Nesta perspectiva, fica dificílimo o elenco conseguir se diferenciar, especialmente quando Thiago Lacerda está focado em ser um personagem unilateral – o malandro invariável e arrogante – ou Leonardo Medeiros em ser o típico vilão traído. Cléo Pires, por sua vez, até consegue irradiar uma dramaticidade adequada, mostrando que está realmente sentindo a frustração e agonia de sua personagem, mas é ofuscada pela maneira como o roteiro tenta expô-la. (Volto a me perguntar se a atriz não teve crise de riso ao gritar que mataram o seu amado apenas anos mais tarde) E se Fernanda Montenegro surge desconfortável ao dividir a tela romanticamente com alguém muito mais novo que ela, o destaque acaba sendo o gaúcho Zé Adão Barbosa, que oferece uma profundidade muito maior como o “único” homem de fé da região de Santa Fé – analise que, ao mesmo tempo em que não se atreve a indicar uma inimizade com os Amaral, estabelece um sentimento paternal com relação ao Capitão Rodrigo.
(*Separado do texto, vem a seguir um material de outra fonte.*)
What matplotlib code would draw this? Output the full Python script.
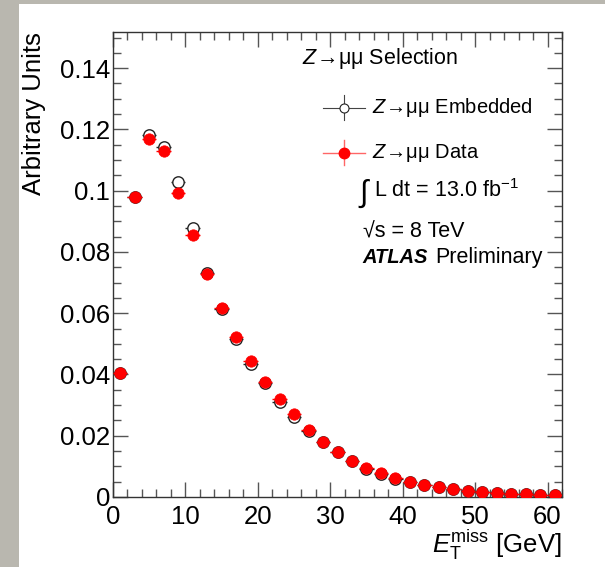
from matplotlib import pyplot as plt
from matplotlib.patches import Rectangle
from matplotlib.ticker import MultipleLocator, FixedLocator
import numpy as np

plt.rcParams['font.family'] = ['Liberation Sans', 'DejaVu Sans']
plt.rcParams['mathtext.fontset'] = 'custom'
plt.rcParams['mathtext.rm'] = 'Liberation Sans'
plt.rcParams['mathtext.it'] = 'Liberation Sans:italic'
plt.rcParams['mathtext.bf'] = 'Liberation Sans:bold'

# bin centres [GeV], bin width 2 GeV
met_bins = [1, 3, 5, 7, 9, 11, 13, 15, 17, 19, 21, 23, 25, 27, 29, 31,
            33, 35, 37, 39, 41, 43, 45, 47, 49, 51, 53, 55, 57, 59, 61]
half_width = 1.0

# Z->mumu embedded (open circles)
embedded = [0.0405, 0.0980, 0.1181, 0.1143, 0.1027, 0.0879, 0.0732, 0.0615,
            0.0516, 0.0434, 0.0371, 0.0311, 0.0262, 0.0216, 0.0178, 0.0147,
            0.0118, 0.0093, 0.0076, 0.0060, 0.0049, 0.0038, 0.0032, 0.0025,
            0.0020, 0.0017, 0.0013, 0.0011, 0.0009, 0.0007, 0.0006]
# Z->mumu data (red filled)
zdata = [0.0405, 0.0978, 0.1168, 0.1129, 0.0993, 0.0854, 0.0727, 0.0617,
         0.0521, 0.0444, 0.0376, 0.0320, 0.0271, 0.0219, 0.0180, 0.0148,
         0.0119, 0.0094, 0.0077, 0.0061, 0.0050, 0.0038, 0.0033, 0.0025,
         0.0021, 0.0017, 0.0013, 0.0011, 0.0009, 0.0007, 0.0006]

y_ticks = [0, 0.02, 0.04, 0.06, 0.08, 0.1, 0.12, 0.14]
y_ticklabels = ["0", "0.02", "0.04", "0.06", "0.08", "0.1", "0.12", "0.14"]
x_ticks = [0, 10, 20, 30, 40, 50, 60]
x_ticklabels = ["0", "10", "20", "30", "40", "50", "60"]

fig = plt.figure(figsize=(6.05, 5.67), dpi=100)
fig.patch.set_facecolor('#b9b7af')
# white page behind the plot
fig.patches.append(Rectangle((19 / 605, 0), 1 - 19 / 605, 1 - 4 / 567,
                             transform=fig.transFigure, facecolor='white',
                             edgecolor='none', zorder=-10))

ax = fig.add_axes([113 / 605, 70 / 567, 449 / 605, 465 / 567])
ax.set_zorder(1)
ax.set_facecolor('white')

xerr = [half_width] * len(met_bins)
ax.errorbar(met_bins, embedded, xerr=xerr, fmt='o', ms=8.2, mfc='white',
            mec='#222222', mew=1.0, ecolor='#222222', elinewidth=1.0,
            capsize=0, zorder=3)
ax.errorbar(met_bins, zdata, xerr=xerr, fmt='o', ms=8.2, mfc='red',
            mec='red', mew=0.5, ecolor='red', elinewidth=1.0,
            capsize=0, zorder=4)

ax.set_xlim(0, 62)
ax.set_ylim(0, 0.1518)

ax.yaxis.set_major_locator(FixedLocator(y_ticks))
ax.set_yticklabels(y_ticklabels)
ax.yaxis.set_minor_locator(MultipleLocator(0.005))
ax.xaxis.set_major_locator(FixedLocator(x_ticks))
ax.set_xticklabels(x_ticklabels)
ax.xaxis.set_minor_locator(MultipleLocator(2))

ax.tick_params(which='both', direction='in', top=True, right=True,
               color='#555555', width=1.0, labelsize=18.5)
ax.tick_params(which='major', length=11)
ax.tick_params(which='minor', length=5.5)
ax.tick_params(axis='y', pad=2)
ax.tick_params(axis='x', pad=6)
for s in ax.spines.values():
    s.set_color('#333333')
    s.set_linewidth(1.0)

ax.set_ylabel("Arbitrary Units", fontsize=18.5, loc='top')
ax.yaxis.set_label_coords(-0.150, 1.0)
ax.set_xlabel(r"$E_{\mathrm{T}}^{\mathrm{miss}}$ [GeV]", fontsize=18.5, loc='right')
ax.xaxis.set_label_coords(1.0, -0.066)

# legend / labels
tr = ax.transAxes
ax.text(0.421, 0.944, r"$Z\!\rightarrow\!\mathrm{\mu\mu}$ Selection", transform=tr,
        fontsize=15.5, va='center', ha='left')

# legend entries drawn ROOT-style (cross + marker)
ax.plot([0.468, 0.561], [0.837, 0.837], color='#444444', lw=0.8, transform=tr, clip_on=False)
ax.plot([0.5145, 0.5145], [0.810, 0.864], color='#444444', lw=0.8, transform=tr, clip_on=False)
ax.plot([0.5145], [0.837], 'o', ms=6.5, mfc='white', mec='#222222', mew=0.8, transform=tr, clip_on=False)
ax.text(0.577, 0.837, r"$Z\!\rightarrow\!\mathrm{\mu\mu}$ Embedded", transform=tr,
        fontsize=14.5, va='center', ha='left')

ax.plot([0.468, 0.561], [0.740, 0.740], color='#ff6666', lw=1.0, transform=tr, clip_on=False)
ax.plot([0.5145, 0.5145], [0.713, 0.767], color='#ff6666', lw=1.0, transform=tr, clip_on=False)
ax.plot([0.5145], [0.740], 'o', ms=7.5, mfc='red', mec='red', transform=tr, clip_on=False)
ax.text(0.577, 0.740, r"$Z\!\rightarrow\!\mathrm{\mu\mu}$ Data", transform=tr,
        fontsize=14.5, va='center', ha='left')

ax.text(0.546, 0.652, r"$\int$", transform=tr, fontsize=22, va='center', ha='left')
ax.text(0.582, 0.660, r"L dt = 13.0 fb$^{\mathrm{-1}}$", transform=tr,
        fontsize=15.5, va='center', ha='left')
ax.text(0.557, 0.570, "\u221as = 8 TeV", transform=tr, fontsize=15.5, va='center', ha='left')
ax.text(0.555, 0.516, "ATLAS", transform=tr, fontsize=14.5, va='center', ha='left',
        fontweight='bold', fontstyle='italic')
ax.text(0.717, 0.516, "Preliminary", transform=tr, fontsize=15.5, va='center', ha='left')

fig.savefig("out.png", dpi=100, facecolor=fig.get_facecolor())
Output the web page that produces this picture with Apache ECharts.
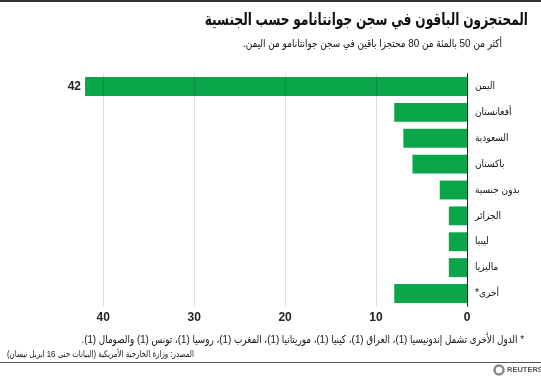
<!DOCTYPE html>
<html>
<head>
<meta charset="utf-8">
<script src="https://cdn.jsdelivr.net/npm/echarts@6/dist/echarts.min.js"></script>
<style>
html,body{margin:0;padding:0;background:#fff;}
#c{width:541px;height:378px;}
</style>
</head>
<body>
<div id="c" dir="rtl"></div>
<script>
const categories = ['اليمن','أفغانستان','السعودية','باكستان','بدون جنسية','الجزائر','ليبيا','ماليزيا','أخرى*'];
const values = [42, 8, 7, 6, 3, 2, 2, 2, 8];
const labelledValue = 42;
const xTicks = [0, 10, 20, 30, 40];

const titleText = 'المحتجزون الباقون في سجن جوانتانامو حسب الجنسية';
const subtitleText = 'أكثر من 50 بالمئة من 80 محتجزا باقين في سجن جوانتانامو من اليمن.';
const footnoteText = '* الدول الأخرى تشمل إندونيسيا (1)، العراق (1)، كينيا (1)، موريتانيا (1)، المغرب (1)، روسيا (1)، تونس (1) والصومال (1).';
const sourceText = 'المصدر: وزارة الخارجية الأمريكية (البيانات حتى 16 ابريل نيسان)';

const FONT = '"Liberation Sans", "DejaVu Sans Condensed", "DejaVu Sans", sans-serif';
const GREEN = '#0ca64a';

const chart = echarts.init(document.getElementById('c'), null, {renderer: 'canvas'});
chart.setOption({
  animation: false,
  backgroundColor: '#fff',
  textStyle: {fontFamily: FONT},
  grid: {left: 85, right: 74, top: 73.6, bottom: 71.6, containLabel: false},
  xAxis: {
    type: 'value',
    inverse: true,
    min: xTicks[0],
    max: 42,
    interval: 10,
    axisLine: {show: false},
    axisTick: {show: false},
    splitLine: {show: false},
    axisLabel: {
      color: '#222', fontSize: 12, fontWeight: 'bold', margin: 5, fontFamily: FONT,
      formatter: v => (xTicks.indexOf(v) >= 0 ? String(v) : '')
    }
  },
  yAxis: {
    type: 'category',
    data: categories,
    inverse: true,
    position: 'right',
    axisLine: {show: true, lineStyle: {color: '#222', width: 1}},
    axisTick: {show: false},
    axisLabel: {color: '#111', fontSize: 10, margin: 8, fontFamily: FONT}
  },
  series: [{
    type: 'bar',
    data: values.map(v => ({
      value: v,
      label: v === labelledValue ? {show: true, position: 'left', distance: 4, color: '#222', fontSize: 12, fontWeight: 'bold', fontFamily: FONT} : {show: false}
    })),
    barCategoryGap: '27%',
    itemStyle: {color: GREEN},
    markLine: {
      silent: true,
      symbol: 'none',
      label: {show: false},
      lineStyle: {color: 'rgba(0,0,0,0.13)', type: 'solid', width: 1},
      data: xTicks.filter(v => v > 0).map(v => ({xAxis: v}))
    }
  }],
  graphic: [
    {type: 'rect', shape: {x: 0, y: 0, width: 541, height: 2}, style: {fill: '#333'}},
    {type: 'text', x: 528, y: 20, scaleX: 0.794, style: {x: 0, y: 0, text: titleText, textAlign: 'right', textVerticalAlign: 'middle', font: 'bold 17px ' + FONT, fill: '#111'}},
    {type: 'text', x: 502, y: 44, scaleX: 0.9, style: {x: 0, y: 0, text: subtitleText, textAlign: 'right', textVerticalAlign: 'middle', font: '11px ' + FONT, fill: '#111'}},
    {type: 'text', x: 524, y: 340, scaleX: 0.89, style: {x: 0, y: 0, text: footnoteText, textAlign: 'right', textVerticalAlign: 'middle', font: '11px ' + FONT, fill: '#111'}},
    {type: 'text', x: 7, y: 355, scaleX: 0.87, style: {x: 0, y: 0, text: sourceText, textAlign: 'left', textVerticalAlign: 'middle', font: '9px ' + FONT, fill: '#111'}},
    {type: 'rect', shape: {x: 0, y: 362, width: 541, height: 1}, style: {fill: '#555'}},
    {type: 'circle', shape: {cx: 499, cy: 370, r: 4.5}, style: {fill: 'none', stroke: '#888', lineWidth: 2.5}},
    {type: 'text', style: {x: 507, y: 370, text: 'REUTERS', textAlign: 'left', textVerticalAlign: 'middle', font: 'bold 7.5px ' + FONT, fill: '#555'}}
  ]
});
</script>
</body>
</html>
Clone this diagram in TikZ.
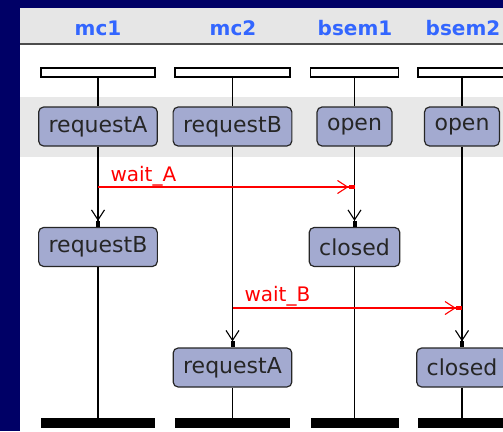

A cena dos dois discutindo sobre o que fariam caso fossem criadores do mundo é a melhor cena do longa.

Ainda que mostre superficialmente o regionalismo gaúcho (nos duelos, o churrasco de chão, a honra familiar e as danças) e a reconstrução de Santa Fé feita em Bagé seja aplausível, O Tempo e o Vento acaba sendo quase um prelúdio de uma futura minissérie da Globo, como as próprias cenas acovardadas de batalha ou o estupro nos mostram. Apontando para todas as direções, Monjardim finaliza sua obra quase de maneira espírita – ressaltando Bibiana e Rodrigo cavalgando juntos em direção ao pôr do sol: algo que até cria uma coesão admirável, principalmente ao avaliarmos que a sombra dos dois forma uma pessoa que lembra muito Pedro índio (o começo de tudo), mas apenas sublinha que tudo não passou de um acaso, assim como os outros acertos do filme.